As we are counting down to December 31, 2006, the end of another tax year, it is time to see if there is anything that needs to be done in order to minimize your income taxes.
If you have a business and you want to set up a retirement plan certain plans must be set up before December 31, 2006. They include pension and profit sharing plans as well as profit sharing 401(k) plans. A SEP-IRA checlklist
If you don’t set up one of these plans you can set up and fund a Simplified Employee Pension SEP-IRA before the due date of your return (including extensions).
The SEP-IRA has different vesting requirements that a pension or profit sharing plan. The pension and profit sharing plan has several vesting schedules with the longest vesting schedule being 5 years from entering the plan (6 years from date of hire). The SEP-IRA has an immediate vesting, where your employee does not lose a share of the retirement contribution if he or she leaves after the plan is funded, usually 2 years.

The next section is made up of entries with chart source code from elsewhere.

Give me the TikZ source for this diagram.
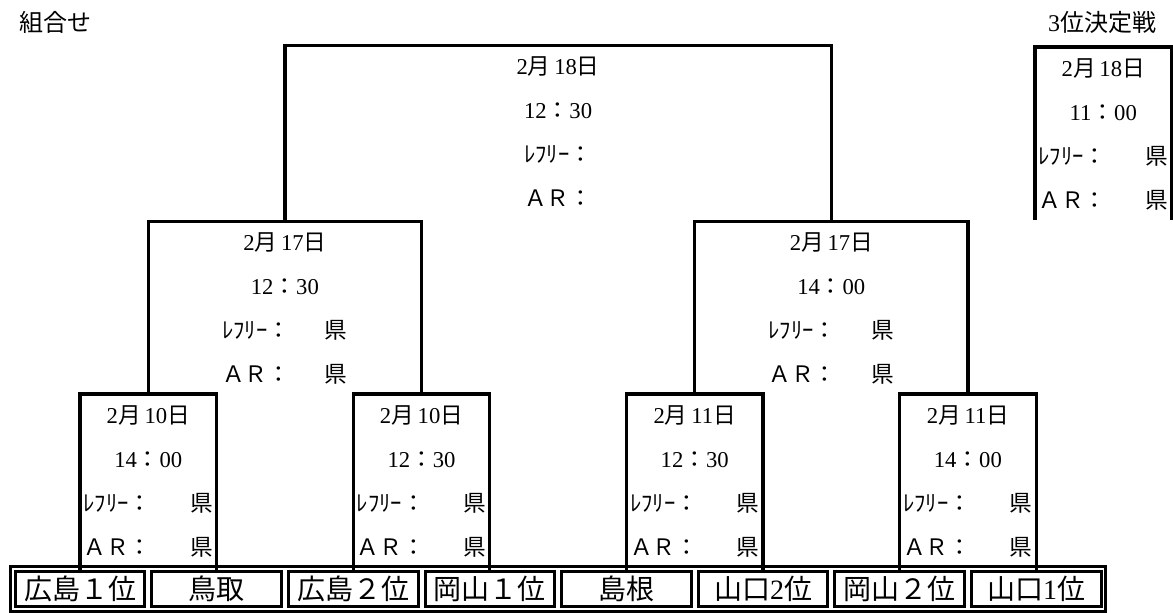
\documentclass[tikz,border=0pt]{standalone}
\usepackage{fontspec}
\setmainfont{Liberation Serif}
\newfontfamily\cjk{Noto Sans CJK JP}
\usetikzlibrary{positioning,fit}

\begin{document}
\begin{tikzpicture}[x=0.75pt, y=-0.75pt]
    \tikzstyle{team} = [rectangle, draw=black, line width=2.25pt, minimum width=97.2pt, minimum height=26.25pt, inner sep=0pt, font=\fontsize{21}{21}\selectfont\cjk]
    \tikzstyle{frame} = [rectangle, draw=black, line width=2.25pt, inner sep=2.6pt]
    \tikzstyle{info} = [anchor=north, yshift=-8.5pt, align=center, inner sep=0pt, font=\fontsize{17}{33}\selectfont\cjk]
    \tikzstyle{tie} = [draw=black, line width=2.4pt]
    \tikzstyle{title} = [inner sep=0pt, font=\fontsize{18}{18}\selectfont\cjk]

    \clip (0,0) rectangle (1173,612);

    % teams
    \node [team] (t1) at (80,589) {広島１位};
    \node [team, right=3pt of t1] (t2) {鳥取};
    \node [team, right=3pt of t2] (t3) {広島２位};
    \node [team, right=3pt of t3] (t4) {岡山１位};
    \node [team, right=3pt of t4] (t5) {島根};
    \node [team, right=3pt of t5] (t6) {山口{\rmfamily 2}位};
    \node [team, right=3pt of t6] (t7) {岡山２位};
    \node [team, right=3pt of t7] (t8) {山口{\rmfamily 1}位};
    \node [frame, fit=(t1)(t8)] (row) {};

    % bracket tops
    \coordinate (c1) at (148.3,394);
    \coordinate (c2) at (421.5,394);
    \coordinate (c3) at (694.7,394);
    \coordinate (c4) at (967.9,394);
    \coordinate (c5) at (284.9,221.5);
    \coordinate (c6) at (831.3,221.5);
    \coordinate (c7) at (558.1,45.5);
    \coordinate (c8) at (1103.25,47);
    \coordinate (q1) at (1035,220);
    \coordinate (q2) at (1171.5,220);

    \draw [tie] (t1.north) |- (c1) -| (t2.north);
    \draw [tie] (t3.north) |- (c2) -| (t4.north);
    \draw [tie] (t5.north) |- (c3) -| (t6.north);
    \draw [tie] (t7.north) |- (c4) -| (t8.north);
    \draw [tie] (c1) |- (c5) -| (c2);
    \draw [tie] (c3) |- (c6) -| (c4);
    \draw [tie] (c5) |- (c7) -| (c6);
    \draw [tie] (q1) |- (c8) -| (q2);

    % match info
    \node [info] (m1) at (c1) {{\rmfamily 2}月\,{\rmfamily 10}日\\{\rmfamily 14}：{\rmfamily 00}\\\makebox[97pt]{ﾚﾌﾘｰ：\hfill 県}\\\makebox[97pt]{ＡＲ：\hfill 県}};
    \node [info] (m2) at (c2) {{\rmfamily 2}月\,{\rmfamily 10}日\\{\rmfamily 12}：{\rmfamily 30}\\\makebox[97pt]{ﾚﾌﾘｰ：\hfill 県}\\\makebox[97pt]{ＡＲ：\hfill 県}};
    \node [info] (m3) at (c3) {{\rmfamily 2}月\,{\rmfamily 11}日\\{\rmfamily 12}：{\rmfamily 30}\\\makebox[97pt]{ﾚﾌﾘｰ：\hfill 県}\\\makebox[97pt]{ＡＲ：\hfill 県}};
    \node [info] (m4) at (c4) {{\rmfamily 2}月\,{\rmfamily 11}日\\{\rmfamily 14}：{\rmfamily 00}\\\makebox[97pt]{ﾚﾌﾘｰ：\hfill 県}\\\makebox[97pt]{ＡＲ：\hfill 県}};
    \node [info] (m5) at (c5) {{\rmfamily 2}月\,{\rmfamily 17}日\\{\rmfamily 12}：{\rmfamily 30}\\\makebox[94pt]{ﾚﾌﾘｰ：\hfill 県}\\\makebox[94pt]{ＡＲ：\hfill 県}};
    \node [info] (m6) at (c6) {{\rmfamily 2}月\,{\rmfamily 17}日\\{\rmfamily 14}：{\rmfamily 00}\\\makebox[94pt]{ﾚﾌﾘｰ：\hfill 県}\\\makebox[94pt]{ＡＲ：\hfill 県}};
    \node [info] (m7) at (c7) {{\rmfamily 2}月\,{\rmfamily 18}日\\{\rmfamily 12}：{\rmfamily 30}\\ﾚﾌﾘｰ：\\ＡＲ：};
    \node [info] (m8) at (c8) {{\rmfamily 2}月\,{\rmfamily 18}日\\{\rmfamily 11}：{\rmfamily 00}\\\makebox[97pt]{ﾚﾌﾘｰ：\hfill 県}\\\makebox[97pt]{ＡＲ：\hfill 県}};

    \node [title, anchor=west] (combo) at (19,22) {組合せ};
    \node [title] (third) at (1102,22) {{\rmfamily 3}位決定戦};
\end{tikzpicture}
\end{document}
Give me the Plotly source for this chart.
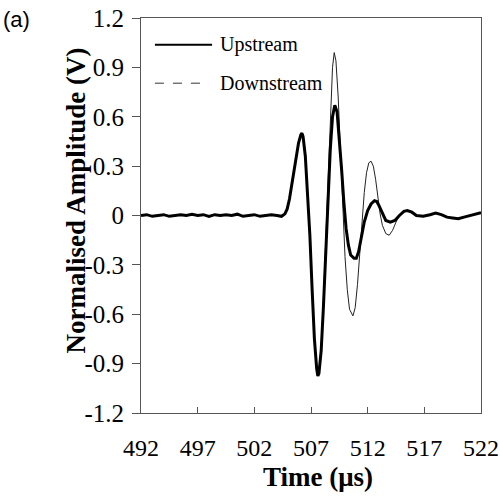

The radio is constantly playing advertisements for donations of cars, boats and other items of value. Remember that only donations completed by December 31, 2006 will provide a deduction for 2006. Also, if the vehicle is sold by the not-for-profit organization your deduction is limited to the amount of the vehicle proceeds. If the vehicle is kept and used by the not-for-profit organization (not sold) then you can deduct the value of the car. The values can be obtaind from Kelly Blue Book (KBB), Edmunds, or National Automobile Dealers Association (NADA).
Buying equipment before December 31, 2006. It is only a good idea if you really need the equipment now or early next year and you know what specifically want to buy.
If you buy equipment to reduce taxes, it not only reduces the tax; however, it also reduces cash or puts you in debt for 100% of the cost.
An example, if you are in the 40% tax bracket and buy a piece of equipment with a cost of $10,000.00, you will save $4,000.00 in taxes or the equipment only cost $6,000.00 ($10,000.00-$4,000.00). However, if you didn’t buy the equipment you would have $6,000.00 in your pocket ($10,000.00-$4,000.00).
The only reason to ever buy equipment is if you need it.
Bunching of deductions, if you are planning to give charitable contributions in early 2007, paying them in 2006 reduces your income taxes by 1 year.